The water level had already dropped some from the first fierce flow dampening shorelines where vegetation grows, including some invasives.
Mesmerized by the water, never the same yet always flowing, freedom of shape no matter what obstruction gets in its way, lifting and splashing, dipping and churning. (The river is quicker than the camera’s continuous shutter click.)
[Imagine a video here and click the link to see an eddy.] https://youtu.be/pVFyMLw07jk
Does the water have choice for swift downstream in the powerful current, or slipped aside over rock to the shore getting caught in an eddy, or both?
[Another video of the fast flowing roar of the Colorado River.] https://youtu.be/AKLhqHrWz5o
And still I sat with the river, sun westering and shadows long. Watching it dance with wild abandon.
I will play by most of the rules as I flow along this journey called life, trying to lift and splash my way over obstacles to survive and perhaps carve some rock along the way. I will make my own choices, within reason, and be free of fear, anger, and hatred.
Had I stayed longer I’d surely learned more. But the river healed me, being with nature energized my spirit while calming my soul. No more dis-ease or in-tension.

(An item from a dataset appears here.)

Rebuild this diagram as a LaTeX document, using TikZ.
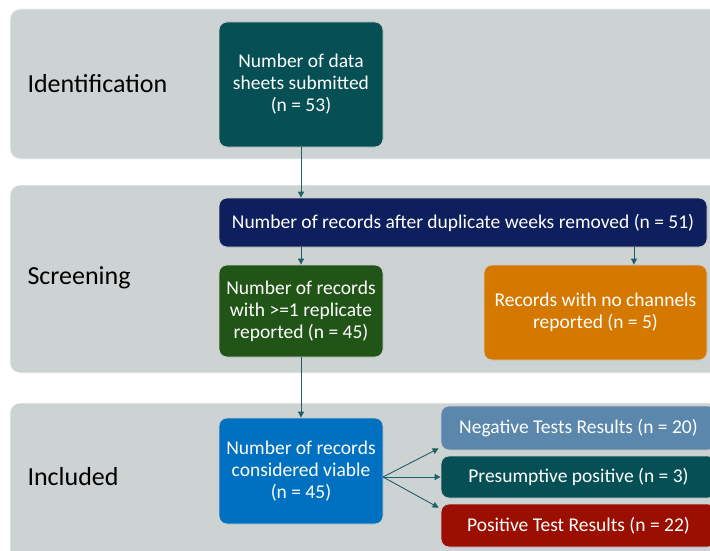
\documentclass[tikz,border=0pt]{standalone}
\usepackage{fontspec}
\setmainfont{Carlito}
\usetikzlibrary{arrows.meta,calc}
\definecolor{panelgray}{HTML}{CDD3D3}
\definecolor{tealbox}{HTML}{064F55}
\definecolor{navybox}{HTML}{0D1F5C}
\definecolor{greenbox}{HTML}{215517}
\definecolor{orangebox}{HTML}{D47800}
\definecolor{bluebox}{HTML}{0070C0}
\definecolor{steelbox}{HTML}{5B87AC}
\definecolor{redbox}{HTML}{9B0E02}
\definecolor{arrowcol}{HTML}{1F5F66}
\begin{document}
\begin{tikzpicture}[x=1pt,y=-1pt,
  panel/.style={fill=panelgray, draw=white!85!panelgray, line width=0.8pt, rounded corners=10pt},
  stage/.style={anchor=west, font=\fontsize{26}{31}\selectfont, text=black},
  box/.style={rectangle, rounded corners=8pt, draw=white!80!black, line width=0.8pt, text=white,
    align=center, inner sep=2pt, font=\fontsize{19.5}{22}\selectfont},
  arr/.style={draw=arrowcol, line width=0.9pt, -{Triangle[length=6pt,width=6pt]}}]
\useasboundingbox (0,0) rectangle (710,551);
% panels
\path[panel] (10,9) rectangle (730,159);
\path[panel] (10,185) rectangle (730,373);
\path[panel] (10,403) rectangle (730,570);
% stage labels
\node[stage] (lid) at (24,84) {Identification};
\node[stage] (lsc) at (24,278) {Screening};
\node[stage] (lin) at (24,477) {Included};
% boxes
\node[box, fill=tealbox, minimum width=164pt, minimum height=125pt] (b1) at (301,84.5)
  {Number of data\\sheets submitted\\(n = 53)};
\node[box, fill=navybox, minimum width=488pt, minimum height=49pt] (nav) at (463,222.5)
  {Number of records after duplicate weeks removed (n = 51)};
\node[box, fill=greenbox, minimum width=164pt, minimum height=92pt] (grn) at (301,311)
  {Number of records\\with >=1 replicate\\reported (n = 45)};
\node[box, fill=orangebox, minimum width=223pt, minimum height=95pt] (org) at (595.5,312.5)
  {Records with no channels\\reported (n = 5)};
\node[box, fill=bluebox, minimum width=164pt, minimum height=106pt] (blu) at (301,471)
  {Number of records\\considered viable\\(n = 45)};
\node[box, fill=steelbox, minimum width=275pt, minimum height=44pt] (neg) at (578.5,428)
  {Negative Tests Results (n = 20)};
\node[box, fill=tealbox, minimum width=275pt, minimum height=42pt] (pre) at (578.5,477)
  {Presumptive positive (n = 3)};
\node[box, fill=redbox, minimum width=275pt, minimum height=43pt] (pos) at (578.5,525.5)
  {Positive Test Results (n = 22)};
% connectors
\coordinate (xo) at (634,0);
\coordinate (bo) at (383,477);
\draw[arr] (b1.south) -- (b1.south |- nav.north);
\draw[arr] (nav.south -| grn.north) -- (grn.north);
\draw[arr] (nav.south -| xo) -- (org.north -| xo);
\draw[arr] (grn.south) -- (blu.north);
\draw[arr] (bo) -- ($(neg.south west)+(-2,-2)$);
\draw[arr] (bo) -- (pre.west);
\draw[arr] (bo) -- ($(pos.north west)+(-2,4)$);
\end{tikzpicture}
\end{document}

Stress makes me physically sick and nature de-stresses me whether desert, forest, mountains, beach, or river. So like the wild adapted river, rise and fall, carrying a load and dropping it along the way I left my angst behind and drove home to a new day with Colorado River lessons on my mind.
Life is short for us compared to the river. We all have a journey and choices to make. And life really is about the journey. In the end, we only have the journey. So we make the most of it as we flow along this river called life.
You know how when you hear really good music it moves you. You go to another place. Your mind expands like an acid trip from the 60s. You see the world with different eyes and ears, you smell and taste things differently? Everything around you is new, ever changing, and you are open to it. I want to be full of love, peace, gratitude, and compassion. To bring together a division so clearly present and embrace a better future for all. That’s what the Colorado River taught me.